• _Requirement_: Identify and pull out each line of the entries in which "that" occurs.

• _Dataset_:
□ □ □ □ □

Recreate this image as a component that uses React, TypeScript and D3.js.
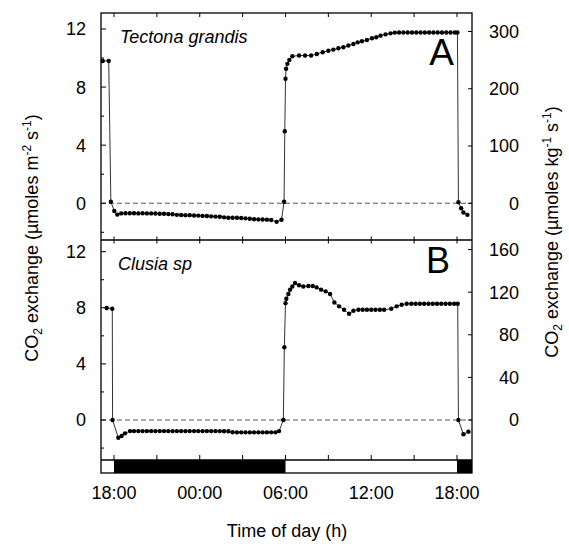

□ □ □ □ □

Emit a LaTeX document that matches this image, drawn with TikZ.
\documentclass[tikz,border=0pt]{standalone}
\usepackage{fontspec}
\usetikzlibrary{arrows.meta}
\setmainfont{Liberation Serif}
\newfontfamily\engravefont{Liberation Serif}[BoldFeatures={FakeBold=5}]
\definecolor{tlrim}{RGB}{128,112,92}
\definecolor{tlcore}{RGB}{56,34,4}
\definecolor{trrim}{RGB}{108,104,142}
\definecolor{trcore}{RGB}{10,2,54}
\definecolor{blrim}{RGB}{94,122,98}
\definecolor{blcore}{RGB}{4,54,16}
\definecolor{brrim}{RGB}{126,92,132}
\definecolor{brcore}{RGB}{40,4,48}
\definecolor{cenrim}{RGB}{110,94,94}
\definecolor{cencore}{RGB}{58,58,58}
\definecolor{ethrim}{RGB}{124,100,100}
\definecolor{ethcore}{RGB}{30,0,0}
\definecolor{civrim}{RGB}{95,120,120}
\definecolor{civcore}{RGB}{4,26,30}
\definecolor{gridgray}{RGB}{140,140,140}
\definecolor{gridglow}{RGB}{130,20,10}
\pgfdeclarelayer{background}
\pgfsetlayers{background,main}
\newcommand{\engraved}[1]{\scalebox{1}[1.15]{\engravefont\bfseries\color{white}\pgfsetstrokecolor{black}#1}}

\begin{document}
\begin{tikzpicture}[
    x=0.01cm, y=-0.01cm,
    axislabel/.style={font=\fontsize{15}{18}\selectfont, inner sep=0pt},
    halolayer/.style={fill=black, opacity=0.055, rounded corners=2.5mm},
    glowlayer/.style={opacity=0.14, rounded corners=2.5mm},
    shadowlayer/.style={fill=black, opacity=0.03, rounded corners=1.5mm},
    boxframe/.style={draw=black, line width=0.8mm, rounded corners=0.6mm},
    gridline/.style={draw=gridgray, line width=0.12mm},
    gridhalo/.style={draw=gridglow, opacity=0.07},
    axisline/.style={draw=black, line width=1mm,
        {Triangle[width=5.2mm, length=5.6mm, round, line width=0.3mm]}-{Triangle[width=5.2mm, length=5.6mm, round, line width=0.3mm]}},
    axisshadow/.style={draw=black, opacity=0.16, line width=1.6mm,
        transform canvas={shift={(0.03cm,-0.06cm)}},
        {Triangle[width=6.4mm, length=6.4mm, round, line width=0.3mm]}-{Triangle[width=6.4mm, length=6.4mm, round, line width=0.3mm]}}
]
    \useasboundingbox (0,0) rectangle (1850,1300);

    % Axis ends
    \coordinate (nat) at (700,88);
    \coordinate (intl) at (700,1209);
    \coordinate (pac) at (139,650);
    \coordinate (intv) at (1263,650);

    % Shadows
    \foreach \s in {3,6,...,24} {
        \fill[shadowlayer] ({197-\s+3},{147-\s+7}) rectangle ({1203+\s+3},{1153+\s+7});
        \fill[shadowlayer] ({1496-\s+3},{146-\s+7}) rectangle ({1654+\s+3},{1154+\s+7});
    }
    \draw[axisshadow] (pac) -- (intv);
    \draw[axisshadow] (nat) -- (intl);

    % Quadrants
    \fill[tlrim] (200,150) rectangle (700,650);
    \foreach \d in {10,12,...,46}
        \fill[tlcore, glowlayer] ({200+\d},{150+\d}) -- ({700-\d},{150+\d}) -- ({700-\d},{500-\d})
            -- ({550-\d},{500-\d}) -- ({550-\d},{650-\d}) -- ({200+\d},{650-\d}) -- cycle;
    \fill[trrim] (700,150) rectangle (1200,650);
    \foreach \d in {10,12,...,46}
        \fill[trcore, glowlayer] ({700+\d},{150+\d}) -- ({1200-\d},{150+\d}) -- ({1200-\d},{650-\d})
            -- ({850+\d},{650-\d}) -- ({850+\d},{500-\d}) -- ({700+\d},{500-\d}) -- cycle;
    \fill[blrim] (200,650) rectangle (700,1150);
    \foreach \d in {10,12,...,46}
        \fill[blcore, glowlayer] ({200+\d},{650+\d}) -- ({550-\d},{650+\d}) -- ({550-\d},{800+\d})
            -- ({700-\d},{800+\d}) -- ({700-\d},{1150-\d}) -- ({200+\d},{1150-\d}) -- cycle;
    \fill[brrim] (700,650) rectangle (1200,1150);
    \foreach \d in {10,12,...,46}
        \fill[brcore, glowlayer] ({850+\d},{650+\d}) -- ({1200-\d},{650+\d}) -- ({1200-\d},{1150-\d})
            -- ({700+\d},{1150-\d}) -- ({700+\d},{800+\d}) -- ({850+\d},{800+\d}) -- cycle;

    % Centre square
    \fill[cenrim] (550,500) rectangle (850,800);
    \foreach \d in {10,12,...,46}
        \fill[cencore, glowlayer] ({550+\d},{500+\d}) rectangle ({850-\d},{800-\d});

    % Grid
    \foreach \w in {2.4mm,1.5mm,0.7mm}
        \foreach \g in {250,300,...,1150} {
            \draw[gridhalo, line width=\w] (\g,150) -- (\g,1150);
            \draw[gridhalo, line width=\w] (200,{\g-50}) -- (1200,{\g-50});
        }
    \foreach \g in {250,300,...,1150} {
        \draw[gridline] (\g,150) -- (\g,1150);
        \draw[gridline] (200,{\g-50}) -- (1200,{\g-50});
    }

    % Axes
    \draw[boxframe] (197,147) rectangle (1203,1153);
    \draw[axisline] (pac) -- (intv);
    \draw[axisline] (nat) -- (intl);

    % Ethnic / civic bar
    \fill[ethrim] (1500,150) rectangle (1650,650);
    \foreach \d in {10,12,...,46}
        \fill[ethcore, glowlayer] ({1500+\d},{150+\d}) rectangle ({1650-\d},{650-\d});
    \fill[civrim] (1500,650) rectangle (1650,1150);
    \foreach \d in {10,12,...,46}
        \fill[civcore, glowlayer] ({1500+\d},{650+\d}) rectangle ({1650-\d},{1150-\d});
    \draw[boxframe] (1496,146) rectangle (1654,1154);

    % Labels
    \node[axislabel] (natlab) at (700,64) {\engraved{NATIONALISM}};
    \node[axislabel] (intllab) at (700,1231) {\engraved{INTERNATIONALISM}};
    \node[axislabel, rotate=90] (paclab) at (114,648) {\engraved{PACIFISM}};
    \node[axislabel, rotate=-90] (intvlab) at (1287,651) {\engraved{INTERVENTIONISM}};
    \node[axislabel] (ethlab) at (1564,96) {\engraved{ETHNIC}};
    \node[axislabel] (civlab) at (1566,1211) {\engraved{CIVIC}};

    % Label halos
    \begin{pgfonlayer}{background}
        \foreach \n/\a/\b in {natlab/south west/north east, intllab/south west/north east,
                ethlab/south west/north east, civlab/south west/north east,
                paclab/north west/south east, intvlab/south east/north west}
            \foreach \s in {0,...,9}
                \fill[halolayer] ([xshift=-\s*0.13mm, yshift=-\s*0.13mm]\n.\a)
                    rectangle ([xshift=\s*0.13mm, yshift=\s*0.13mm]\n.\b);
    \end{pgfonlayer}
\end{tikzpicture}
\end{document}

□ □ □ □ □

• _Result_:
Recreate this image as a component that uses React, TypeScript and D3.js.
Emit a LaTeX document that matches this image, drawn with TikZ.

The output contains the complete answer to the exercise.